Sotheara estimates that based on their progress in the first phase it may take four or five years to complete phase two and three, depending on resources and manpower.
“In phase two, they will further develop its appearance and make a shift from aluminum to carbon fibre frames that are strong but lightweight to free up more weight for passengers and keep it in the air longer,” he says.
Though the deployment of a fleet of air-taxi drone helicopters to the bright-blue sunny skies over Phnom Penh is still many years away from being a reality, Vannsith and Sotheara are confident that the project will take on a life of its own and continue at the school long after they graduate and begin their careers because NPIC is already planning for the long-term with student successors taking the reins of the project to learn new lessons from it over time.
“As the first team leaders for the project we have a duty to be mentors and share our knowledge and experiences with the younger students to help them continue to move things forward.

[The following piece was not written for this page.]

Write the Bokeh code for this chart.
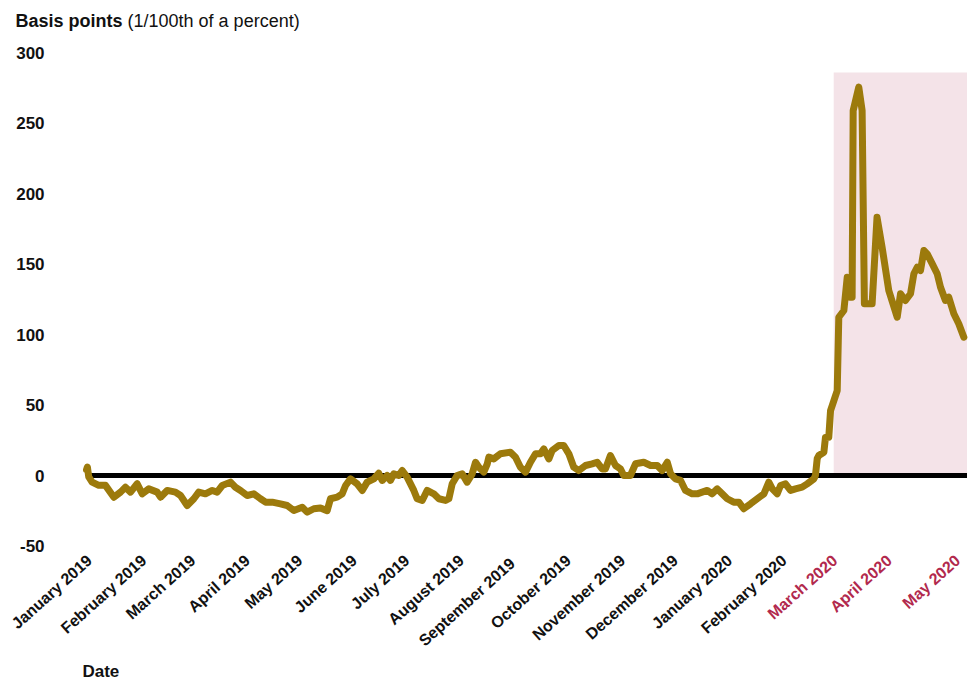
import math
import pandas as pd
from bokeh.plotting import figure
from bokeh.models import Range1d, ColumnDataSource
from bokeh.core.properties import value
from bokeh.embed import file_html
from bokeh.resources import INLINE

# ---------------- data ----------------
START_DATE = "2019-01-01"

# days since START_DATE
day_offsets = [
    0, 0.5, 1.3, 3.2, 7.0, 10.8, 15.6, 19.4, 22.2, 25.1,
    28.9, 31.8, 35.5, 40.3, 42.2, 46.0, 50.7, 53.6, 57.4, 61.2,
    64.0, 67.8, 71.7, 74.5, 77.4, 82.1, 84.9, 87.8, 91.6, 95.4,
    99.2, 102.1, 105.9, 110.6, 114.4, 118.2, 123.0, 125.8, 129.6, 133.4,
    137.2, 139.1, 142.9, 145.8, 147.7, 150.5, 154.3, 157.2, 160.0, 163.8,
    166.6, 168.6, 171.4, 173.3, 175.2, 178.0, 180.0, 182.8, 186.6, 188.5,
    191.4, 194.2, 198.0, 200.9, 204.7, 206.6, 208.5, 211.3, 214.2, 217.0,
    219.9, 221.8, 223.7, 226.5, 228.5, 229.4, 232.2, 236.0, 241.7, 244.6,
    247.4, 250.3, 253.1, 256.0, 258.8, 260.7, 263.6, 265.5, 269.3, 272.1,
    275.0, 277.8, 280.7, 284.5, 288.3, 291.1, 294.0, 295.9, 298.7, 301.6,
    304.4, 306.3, 310.1, 313.0, 317.7, 321.6, 325.4, 328.2, 331.1, 333.0,
    335.8, 338.7, 341.5, 345.3, 348.2, 351.0, 353.9, 356.7, 359.6, 362.4,
    365.3, 369.0, 371.9, 374.7, 378.6, 382.4, 386.2, 389.0, 391.0, 393.8,
    395.7, 398.5, 401.4, 404.2, 408.0, 410.9, 414.7, 415.6, 416.6, 417.5,
    420.4, 421.3, 423.2, 424.2, 426.1, 428.0, 428.9, 431.8, 433.7, 435.2,
    436.5, 437.1, 440.3, 442.2, 443.5, 447.9, 450.7, 453.6, 457.4, 462.2,
    464.1, 466.9, 469.8, 471.7, 473.6, 475.5, 477.4, 479.3, 482.2, 485.0,
    486.9, 489.7, 491.6, 494.5, 497.3, 500.2,
]

# basis points
spread_bp = [
    4, 6, -1, -4.7, -7, -7, -15.4, -11.8, -8.3, -11.8,
    -5.9, -13, -9.5, -11.8, -15.4, -10.6, -11.8, -14.2, -21.3, -16.5,
    -11.8, -13, -10.6, -11.8, -7.1, -4.7, -8.3, -10.6, -14.2, -13,
    -16.5, -18.9, -18.9, -20.1, -21.3, -24.8, -22.5, -26, -23.6, -23,
    -25, -16.5, -15.4, -13, -7.1, -2.4, -5.9, -10.6, -4.7, -2.4,
    1.6, -3.5, 0, -3.5, 1.2, 0, 3.5, -1.2, -10.6, -16.5,
    -17.7, -10.6, -13, -16.5, -17.7, -16.5, -5.9, 0, 1.2, -4.7,
    1.2, 9.4, 5.9, 2.4, 8.3, 13, 11.8, 15.4, 16.5, 13,
    5.9, 2.4, 9.4, 15.4, 15.4, 18.9, 11.8, 17.7, 21.3, 21.3,
    15.4, 5.9, 3.5, 7.1, 8.3, 9.4, 4.7, 4.7, 14.2, 7.1,
    4.7, 0, 0, 8.3, 9.4, 7.1, 7.1, 3.5, 9.4, 1.2,
    -2.4, -3.5, -10.6, -13, -13, -11.8, -10.6, -13, -9.5, -13,
    -16.5, -18.9, -18.9, -23.6, -20.1, -16.5, -13, -4.7, -9.5, -13,
    -7.1, -5.9, -10.6, -9.5, -8.3, -5.9, -2.4, 0, 12, 14.2,
    16.5, 27, 27.2, 46.1, 53.2, 60.3, 112.3, 117.1, 140.7, 126.5,
    126.5, 259, 275.6, 259, 121.9, 121.9, 183.3, 162, 131.3, 112.3,
    129, 124.2, 129, 143.2, 147.8, 145.5, 159.7, 157.3, 150.2, 143.2,
    133.6, 124.2, 126.5, 114.8, 107.7, 98.2,
]

month_labels = [
    "January 2019", "February 2019", "March 2019", "April 2019", "May 2019",
    "June 2019", "July 2019", "August 2019", "September  2019", "October 2019",
    "November 2019", "December 2019", "January 2020", "February 2020",
    "March 2020", "April 2020", "May 2020",
]
month_label_dates = [
    "2019-01-01", "2019-02-01", "2019-03-01", "2019-04-01", "2019-05-01",
    "2019-06-01", "2019-07-01", "2019-08-01", "2019-09-01", "2019-10-01",
    "2019-11-01", "2019-12-01", "2020-01-01", "2020-02-01",
    "2020-03-01", "2020-04-01", "2020-05-10",
]
highlighted_months = ["March 2020", "April 2020", "May 2020"]

shade_start_date = "2020-03-02"
shade_end_date = "2020-05-17"
shade_top_bp = 286

y_ticks = [-50, 0, 50, 100, 150, 200, 250, 300]

# ---------------- styles / layout ----------------
FONT = "Liberation Sans"
LINE_COLOR = "#9C7A0C"
SHADE_COLOR = "#F4E3E8"
RED = "#B2294D"
INK = "#111111"

start = pd.Timestamp(START_DATE)


def to_day(d):
    return (pd.Timestamp(d) - start).days


W, H = 972, 681
PX_PER_DAY = 1.754
PX_PER_BP = 1.409
X0 = -86 / PX_PER_DAY
X1 = X0 + W / PX_PER_DAY
Y1 = 475 / PX_PER_BP
Y0 = Y1 - H / PX_PER_BP

p = figure(
    width=W, height=H,
    x_range=Range1d(X0, X1), y_range=Range1d(Y0, Y1),
    output_backend="svg", toolbar_location=None,
    min_border_left=0, min_border_right=0, min_border_top=0, min_border_bottom=0,
)
p.outline_line_color = None
p.grid.visible = False
p.axis.visible = False

# shaded March-May 2020 window
p.quad(left=[to_day(shade_start_date)], right=[to_day(shade_end_date)], bottom=[0],
       top=[shade_top_bp], fill_color=SHADE_COLOR, line_color=None)

# zero line
p.line([day_offsets[0], to_day(shade_end_date)], [0, 0], line_color="black", line_width=5)

# series
p.line(day_offsets, spread_bp, line_color=LINE_COLOR, line_width=7,
       line_join="round", line_cap="round")

# y tick labels (value axis)
ytick_src = ColumnDataSource(dict(
    x=[-23.9] * len(y_ticks), y=y_ticks, text=[str(t) for t in y_ticks]))
p.text(x="x", y="y", text="text", source=ytick_src, text_align="right",
       text_baseline="middle", text_font=value(FONT), text_font_style="bold",
       text_font_size="17px", text_color=INK)

# month tick labels (date axis)
mon_src = ColumnDataSource(dict(
    x=[to_day(d) for d in month_label_dates],
    y=[-58.5] * len(month_labels),
    text=month_labels,
    color=[RED if m in highlighted_months else INK for m in month_labels],
))
p.text(x="x", y="y", text="text", source=mon_src, angle=math.radians(42),
       x_offset=3, text_align="right", text_baseline="middle", text_font=value(FONT),
       text_font_style="bold", text_font_size="16px", text_color="color")

# titles
p.text(x=[-40.5], y=[322.9], text=["Basis points"], text_align="left",
       text_baseline="middle", text_font=value(FONT), text_font_style="bold",
       text_font_size="18px", text_color=INK)
p.text(x=[23.4], y=[322.9], text=["(1/100th of a percent)"], text_align="left",
       text_baseline="middle", text_font=value(FONT), text_font_style="normal",
       text_font_size="18px", text_color=INK)
p.text(x=[-2.3], y=[-139.1], text=["Date"], text_align="left",
       text_baseline="middle", text_font=value(FONT), text_font_style="bold",
       text_font_size="17px", text_color=INK)

open("out.html", "w").write(file_html(p, INLINE))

Therefore, when we have our successors in place and up to speed and ready to use what we did as the foundation for what they will achieve, that’s when we’ve reached personal success and achieved our individual goals … though not the project’s ultimate goals … yet,” Sothearas says, adding that he has faith that some future class of NPIC students will complete the project with the goals he set out for it and then surpass them and that he hopes to be there to see the Human Carrier Drone take flight when they do.